→ Set problem
Each line containing the word "image" must be reported.

'''

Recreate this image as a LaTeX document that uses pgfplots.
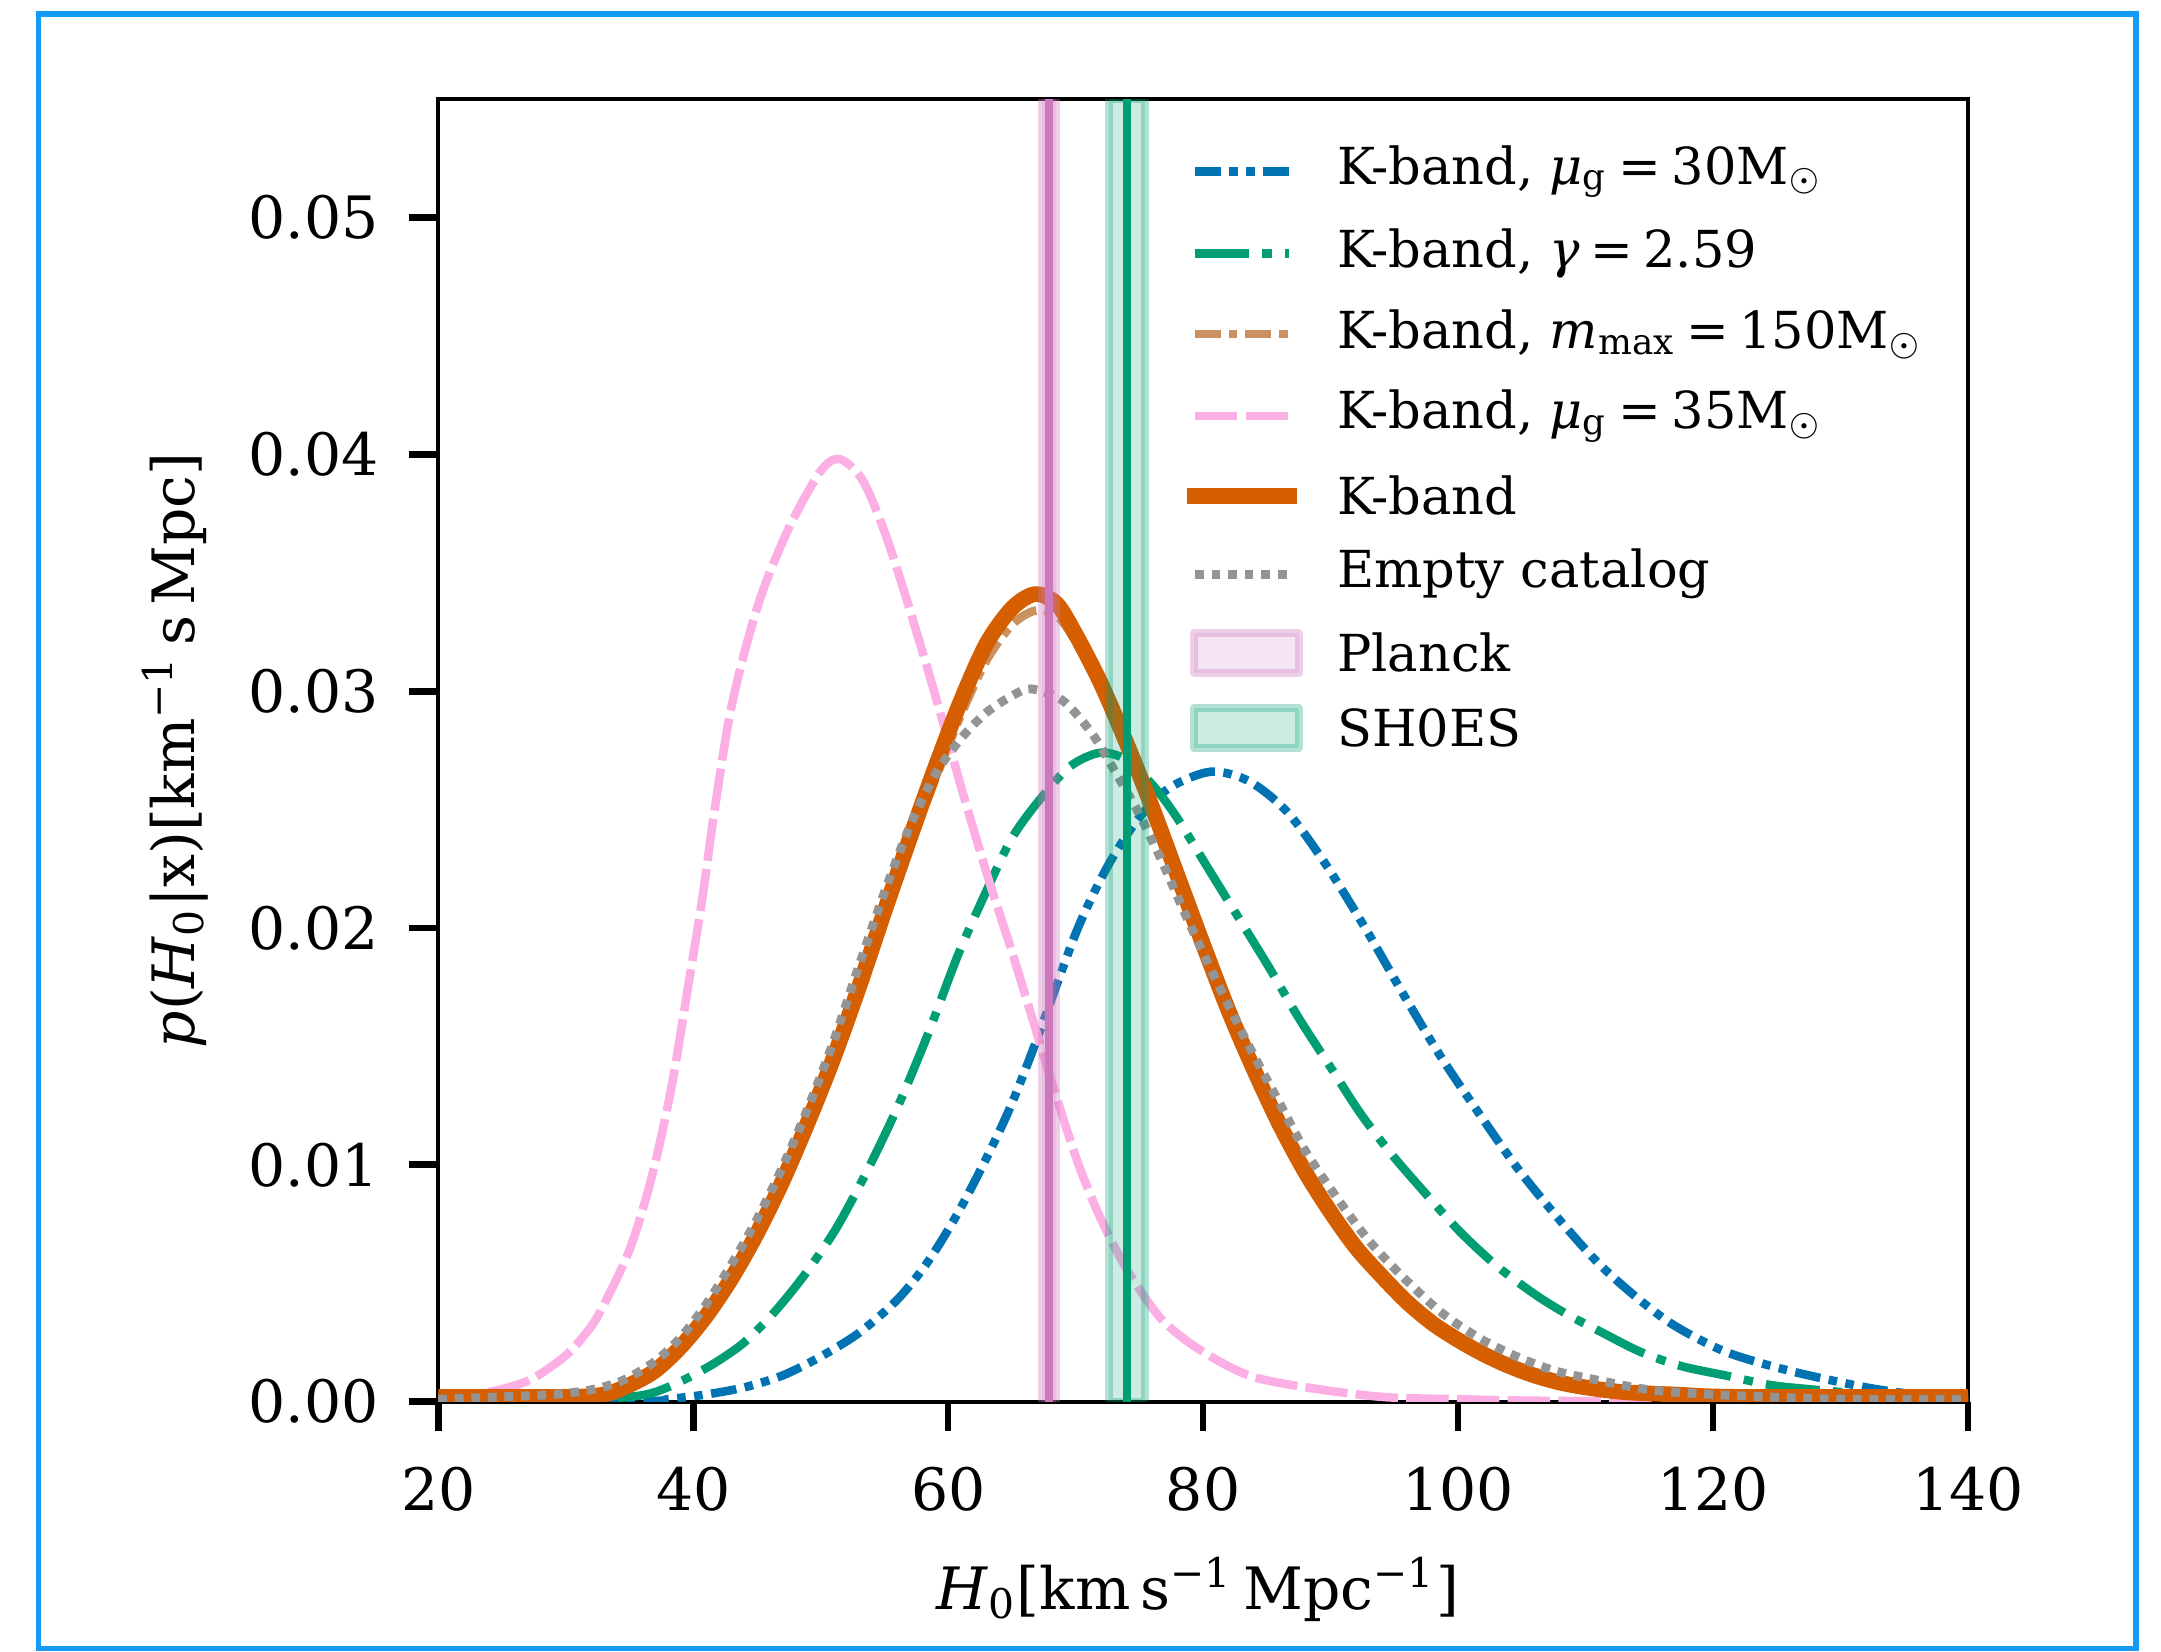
\documentclass[border=0pt]{standalone}
\usepackage{fontspec}
\setmainfont{DejaVu Serif}
\usepackage{pgfplots}
\pgfplotsset{compat=1.18}
\definecolor{cb}{HTML}{0173B2}
\definecolor{cg}{HTML}{029E73}
\definecolor{ct}{HTML}{CA9161}
\definecolor{cp}{HTML}{FBAFE4}
\definecolor{co}{HTML}{D55E00}
\definecolor{cgr}{HTML}{949494}
\definecolor{cpl}{HTML}{CC78BC}
\definecolor{frameblue}{RGB}{20,155,245}
\newcommand{\msun}{M$_{\odot}$}
\newcommand{\legbb}{\pgfpathrectangle{\pgfpoint{0pt}{-4pt}}{\pgfpoint{17pt}{8pt}}\pgfusepath{use as bounding box}}
\pgfplotsset{
  mybandleg/.style={legend image code/.code={\legbb \draw[##1] (-0.2pt,-3.6pt) rectangle (18.9pt,3.6pt);}},
  mylineleg/.style={legend image code/.code={\legbb \draw[##1] (0pt,0pt) -- (17pt,0pt);}},
}
\begin{document}
\begin{tikzpicture}[font=\fontsize{10.6}{12.7}\selectfont]
\path[use as bounding box] (-79.5pt,-45.25pt) rectangle (312.5pt,254.25pt);
\draw[frameblue, line width=1pt] (-72.5pt,-44.75pt) rectangle (308pt,251.75pt);
\begin{axis}[
  at={(0pt,0pt)}, anchor=south west,
  scale only axis, width=277.5pt, height=236.25pt,
  xmin=20, xmax=140, ymin=0, ymax=0.055,
  xtick={20,40,60,80,100,120,140},
  ytick={0,0.01,0.02,0.03,0.04,0.05},
  scaled y ticks=false,
  y tick label style={/pgf/number format/fixed, /pgf/number format/fixed zerofill, /pgf/number format/precision=2, xshift=-2pt},
  x tick label style={yshift=-3pt},
  /pgf/number format/assume math mode=true,
  tick align=outside, xtick pos=left, ytick pos=left,
  major tick length=5.3pt,
  tick style={line width=1.2pt, black},
  axis line style={line width=0.7pt},
  xlabel={\textit{H}\textsubscript{0}[km\kern0.17em s\textsuperscript{−1}\kern0.17em Mpc\textsuperscript{−1}]},
  ylabel={\textit{p}(\textit{H}\textsubscript{0}|x)[km\textsuperscript{−1}\kern0.17em s\kern0.17em Mpc]},
  xlabel style={at={(axis description cs:0.4964,-0.1593)}, anchor=base},
  ylabel style={at={(axis description cs:-0.1596,0.5)}, anchor=base},
  legend cell align=left,
  legend style={at={(axis description cs:0.4947,1)}, anchor=north west, yshift=-8.35pt,
    draw=none, fill=none, inner sep=0pt, outer sep=0pt, row sep=5.7pt, column sep=8.8pt,
    nodes={inner sep=0pt, text depth=, font=\fontsize{9.25}{11}\selectfont}},
  mylineleg,
  every axis plot/.append style={line join=round, smooth},
]
% K-band, mu_g = 30
\addplot[cb, line width=1.55pt, dash pattern=on 4.65pt off 1.55pt on 1.55pt off 1.55pt on 1.55pt off 1.55pt] coordinates {
(20,0) (36,0.00002) (38,0.0001) (41,0.0003) (44,0.0006) (47,0.0011) (50,0.0019) (53,0.0029) (56,0.0043) (58.4,0.0059) (60.8,0.0080) (63.2,0.0105) (65,0.0126) (67.1,0.0155) (70.1,0.0199) (72.5,0.0226) (74.9,0.0246) (77.3,0.0259) (80.6,0.0266) (83.6,0.0262) (86.6,0.0249) (89.6,0.0227) (92.6,0.0201) (95.6,0.0173) (98.6,0.0146) (101.6,0.0122) (104.6,0.0099) (107.6,0.0079) (110.9,0.0059) (114,0.0044) (117,0.0032) (121,0.0021) (126,0.0013) (132,0.0006) (136,0.0003) (140,0.0002)};
\addlegendentry{K-band, \textit{μ}\textsubscript{g}\kern0.2em=\kern0.2em30\msun}
% K-band, gamma
\addplot[cg, line width=1.55pt, dash pattern=on 9.8pt off 2.4pt on 1.7pt off 2.4pt] coordinates {
(20,0) (30,0.00002) (35,0.0002) (37,0.0004) (39.2,0.0009) (41.6,0.0016) (44,0.0025) (46.4,0.0038) (48.8,0.0054) (51.2,0.0073) (53.6,0.0097) (56,0.0124) (58.4,0.0155) (60.8,0.0189) (63.2,0.0218) (65,0.0238) (67,0.0253) (69.5,0.0268) (71.9,0.0274) (74,0.0271) (76.1,0.0260) (77.9,0.0247) (80.3,0.0226) (82.7,0.0205) (85.1,0.0184) (87.5,0.0162) (89.9,0.0142) (92.3,0.0122) (94.7,0.0105) (97.1,0.0090) (100.1,0.0072) (103.1,0.0057) (106.1,0.0045) (108.5,0.0037) (111,0.0030) (114.3,0.0021) (117.5,0.0015) (121,0.0011) (124.5,0.0007) (128,0.0005) (134.7,0.0002) (140,0.0001)};
\addlegendentry{K-band, \textit{γ}\kern0.2em=\kern0.2em2.59}
% K-band, m_max
\addplot[ct, line width=1.55pt, dash pattern=on 4.65pt off 1.5pt on 1.5pt off 1.5pt] coordinates {
(20,0.0002) (30,0.0002) (33,0.0003) (35,0.0007) (37,0.0013) (39,0.0023) (41,0.0036) (43,0.0052) (45,0.0071) (47,0.0093) (49,0.0118) (51,0.0145) (53,0.0175) (55,0.0206) (57,0.0235) (59,0.0263) (61,0.0290) (63,0.0313) (65,0.0328) (66.8,0.0334) (68.5,0.0332) (70,0.0321) (72,0.0301) (74,0.0277) (76,0.0251) (78,0.0222) (80,0.0193) (82,0.0165) (84,0.0140) (86,0.0117) (88,0.0097) (90,0.0080) (92,0.0065) (94,0.0053) (96,0.0042) (98,0.0033) (100,0.0026) (102,0.0020) (104,0.0015) (106,0.0011) (108,0.0008) (110,0.0006) (113,0.0004) (117,0.0003) (122,0.0002) (140,0.0002)};
\addlegendentry{K-band, \textit{m}\textsubscript{max}\kern0.2em=\kern0.2em150\msun}
% K-band, mu_g = 35
\addplot[cp, line width=1.55pt, dash pattern=on 7.7pt off 1.5pt] coordinates {
(20,0.0001) (23,0.0003) (25.5,0.0006) (27.5,0.0010) (29.9,0.0019) (31.3,0.0027) (32.6,0.0037) (35,0.0064) (36.8,0.0096) (38.3,0.0133) (39.5,0.0172) (40.7,0.0212) (41.6,0.0247) (42.8,0.0288) (44,0.0316) (45.5,0.0343) (47.6,0.0370) (50,0.0393) (51.5,0.0398) (53.3,0.0389) (55.1,0.0366) (56.9,0.0336) (59,0.0298) (61.1,0.0258) (63.2,0.0220) (65,0.0190) (67.1,0.0153) (68,0.0137) (70.1,0.0102) (71.9,0.0078) (74,0.0056) (76.7,0.0035) (79.7,0.0022) (83.6,0.0011) (88.1,0.0006) (94,0.0002) (100,0.0001) (110,0.00002) (140,0)};
\addlegendentry{K-band, \textit{μ}\textsubscript{g}\kern0.2em=\kern0.2em35\msun}
% K-band
\addplot[co, line width=2.84pt, line cap=rect] coordinates {
(20,0.0002) (30,0.0002) (33,0.0003) (35,0.0007) (37,0.0013) (39,0.0023) (41,0.0036) (43,0.0052) (45,0.0071) (47,0.0093) (49,0.0118) (51,0.0145) (53,0.0175) (55,0.0207) (57,0.0238) (59,0.0268) (61,0.0296) (63,0.0320) (65,0.0335) (66.8,0.0341) (68.5,0.0337) (70,0.0324) (72,0.0303) (74,0.0278) (76,0.0251) (78,0.0222) (80,0.0193) (82,0.0165) (84,0.0140) (86,0.0117) (88,0.0097) (90,0.0080) (92,0.0065) (94,0.0053) (96,0.0042) (98,0.0033) (100,0.0026) (102,0.0020) (104,0.0015) (106,0.0011) (108,0.0008) (110,0.0006) (113,0.0004) (117,0.0003) (122,0.0002) (140,0.0002)};
\addlegendentry{K-band}
% Empty catalog
\addplot[cgr, line width=1.6pt, dash pattern=on 1.6pt off 1.4pt] coordinates {
(20,0.0001) (25,0.0002) (29,0.0003) (32,0.0005) (34.5,0.0009) (37,0.0017) (39,0.0027) (41,0.0041) (43,0.0058) (45,0.0077) (47,0.0099) (49,0.0124) (51,0.0152) (53,0.0184) (55,0.0215) (57,0.0243) (59,0.0265) (61,0.0280) (63,0.0291) (65,0.0298) (66.5,0.0301) (69,0.0296) (71.3,0.0282) (73.1,0.0266) (74.9,0.0249) (76.7,0.0229) (78.5,0.0207) (80.3,0.0186) (82.1,0.0166) (84,0.0146) (86,0.0126) (88,0.0106) (90.5,0.0086) (93,0.0068) (95.6,0.0053) (98.6,0.0038) (101.6,0.0027) (104.6,0.0019) (107.6,0.0013) (111,0.0009) (115,0.0005) (120,0.0003) (130,0.0001) (140,0.0001)};
\addlegendentry{Empty catalog}
% Planck
\addplot[fill=cpl, fill opacity=0.2, draw=cpl, draw opacity=0.35, line width=1.45pt, sharp plot, mybandleg]
  coordinates {(67.35,0) (67.35,0.055) (68.45,0.055) (68.45,0)} \closedcycle;
\addlegendentry{Planck}
\addplot[cpl, line width=1.5pt, sharp plot, forget plot] coordinates {(67.9,0) (67.9,0.055)};
% SH0ES
\addplot[fill=cg, fill opacity=0.2, draw=cg, draw opacity=0.3, line width=1.45pt, sharp plot, mybandleg]
  coordinates {(72.61,0) (72.61,0.055) (75.45,0.055) (75.45,0)} \closedcycle;
\addlegendentry{SH0ES}
\addplot[cg, line width=1.5pt, sharp plot, forget plot] coordinates {(74.03,0) (74.03,0.055)};
\end{axis}
\end{tikzpicture}
\end{document}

'''

→ Task solution
Recreate this image as a LaTeX document that uses pgfplots.
  mybandleg/.style={legend image code/.code={\legbb \draw[##1] (-0.2pt,-3.6pt) rectangle (18.9pt,3.6pt);}},
  mylineleg/.style={legend image code/.code={\legbb \draw[##1] (0pt,0pt) -- (17pt,0pt);}},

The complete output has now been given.